Tal vez debamos volver al problema que un importante grupo de residentes africanos, afro-descendientes, intelectuales, artistas y ciudadanos racionales congregados en torno al Movimiento de la Diáspora Africana, venimos señalando desde hace ya no poco tiempo y por los medios más diversos: la ignorancia que existe en Argentina sobre África y los africanos es desoladora y tiene consecuencias concretas en las personas físicas en la actualidad. Para tratar de entender algunas de las peguntas esbozadas, nos queda la triste realidad: estas situaciones solamente son posibles en la Argentina, y porque las permitimos. Quizás un comité de ética podría evaluar la responsabilidad de los periodistas al publicar notas con un elevado contenido racista, o las editoriales deberían cuidar al menos su lenguaje al momento de acompañar la edición masiva de imaginarios culturales que algunos quisiéramos considerar del siglo XIX. Sería impensable que estas publicaciones se dieran sin conflicto en Sudáfrica o Brasil, por poner ejemplos comparables, en donde millones de personas padecen las consecuencias directas de la discriminación y los privilegios basados en el color de la piel.

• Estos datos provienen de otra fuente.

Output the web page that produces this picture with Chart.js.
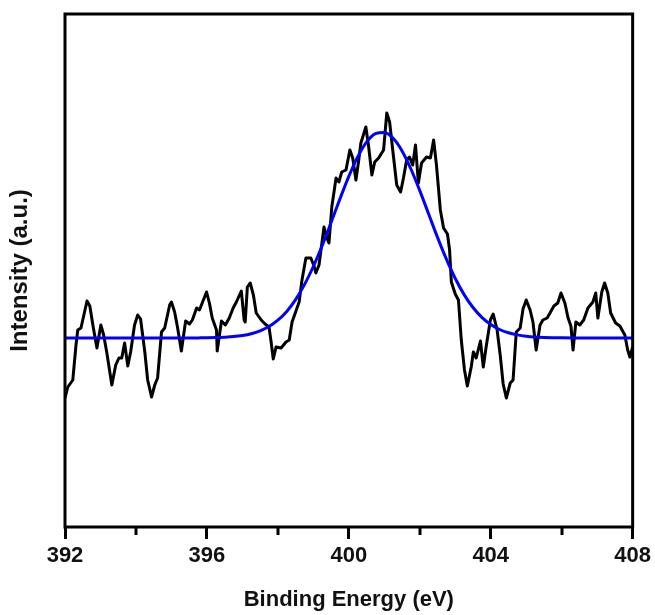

No obstante, todo indica que en nuestro terruño, ese increíble libro y esa increíble nota son posibles sin mayores comentarios (me atrevería a decir, incluso, que son bienvenidas con entusiasmo nacionalista, pues a fin de cuentas, ¡un argentino! escribe como Wilbur Smith). Es decir que no son la fantasía colonial de un excéntrico aventurero pasado de copas. Se editan. Generan dinero. Se venden a montones. Alimentan prejuicios. Alimentan el imaginario de quienes luego, toman decisiones reales. Estando irrestrictamente a favor de la libertad de prensa como lo estoy, entiendo que sólo en nuestro país esta libertad se diluye con la irresponsabilidad ética. Sólo en este contexto es posible entender exactamente qué quiso decir D’Elía cuando – sacado – dijo odiar a los blancos.
Entender – no necesariamente compartir. Al menos tuvo el poder para decir que en la Argentina actual, la inequidad también se asienta en el color de la piel. Y que se escuche.